What I've noticed is that while these companies tend to have older tech guys than you'll find at a lot of startups, it's still a lot younger age-wise than the rest of the business.

I think part of it is that the number of young people who were in tech 20 years ago compared to now was much smaller. This is a new industry and it's not completely far fetched to think that part of the reason why we are missing a lot of grey hairs is that there's simply not as many of them. It's also pretty well known that a lot of older programmers move out of full-time coding roles and into management positions. Granted this isn't universal across the board but it's been proven true in my anecdotal experiences.

Personally, I absolutely love it when I get an applicant who graduated college before 2000. No matter what their skill as a developer, I know they have way more life experience than me. Someone with experience will usually beat out the guy working more hours so for me, it's a no-brainer to hire the older guy who's done it all than a young whipper snapper who's super ambitious but has a massive ego.

1 comments

I am just about to turn 40. Been developing software for 11 and a half years professionally. I realise that I am a lot better developer than I was a while ago. Actually I have seen a lot more problems, and I have a good idea what will work two months down the line, and what will be a constant fire fighting exercise due to a half though through design.

How do I get this across to employers?
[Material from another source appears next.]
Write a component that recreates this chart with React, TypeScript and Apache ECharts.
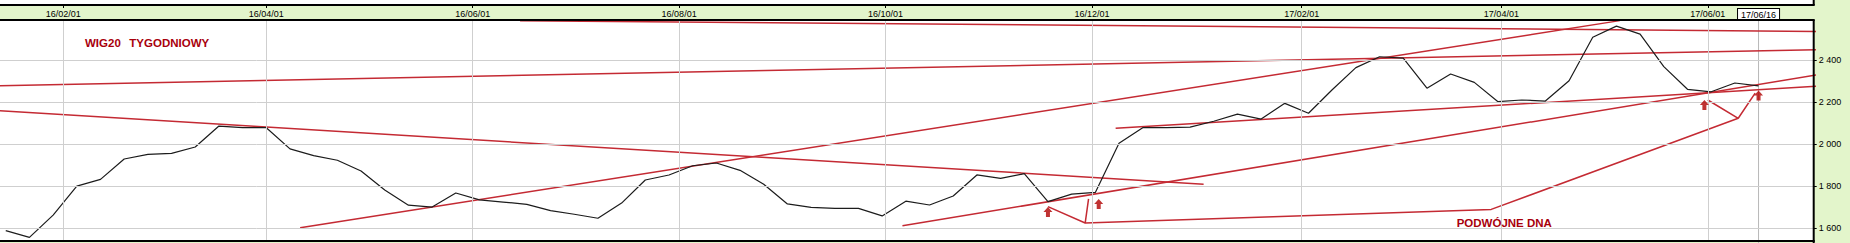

All they seem interested is if I have experience in MongoDB (which in 9 out of 10 cases seems to be a crap choice).

The typical interview in the silicon valley goes like this:

him: you're coding netflix, which db you use?

you: [insert any relational db name here]

him: but what if you have a gazillion users?

you: ok ok, i'll use mongodb (sigh)

If mongodb is in fact a poor choice for their problem set and they made it anyway, you're better off not being there.

If it WAS the pragmatic or correct choice, then I'd say spend a few days or nights getting up to speed with mongo. Learning to use it is not that hard, it's keeping things working smoothly/tuning when you have a huge cluster and many consumers of it that's hard.

Start consulting or doing independent contractor work? Apply to Fog Creek software or Trello, and let us know whether the reality is as good as the marketing?
I am based in Spain. The job market for senior developers is a bit tougher here.
Come work with us! We're growing fast and love people with lots of experience.

careers@benzinga.com

Would you consider remote? I am a Django dev (at the moment) and have experience in the financial sector, but I am based in Barcelona.
We do!

Barcelona is awesome. Our COO is actually from there originally

Judging from your team photo it doesn't look like that :-) But it is a thought what counts
Yes!

We have people in China, Poland, Russia, Pakistan, France, and India!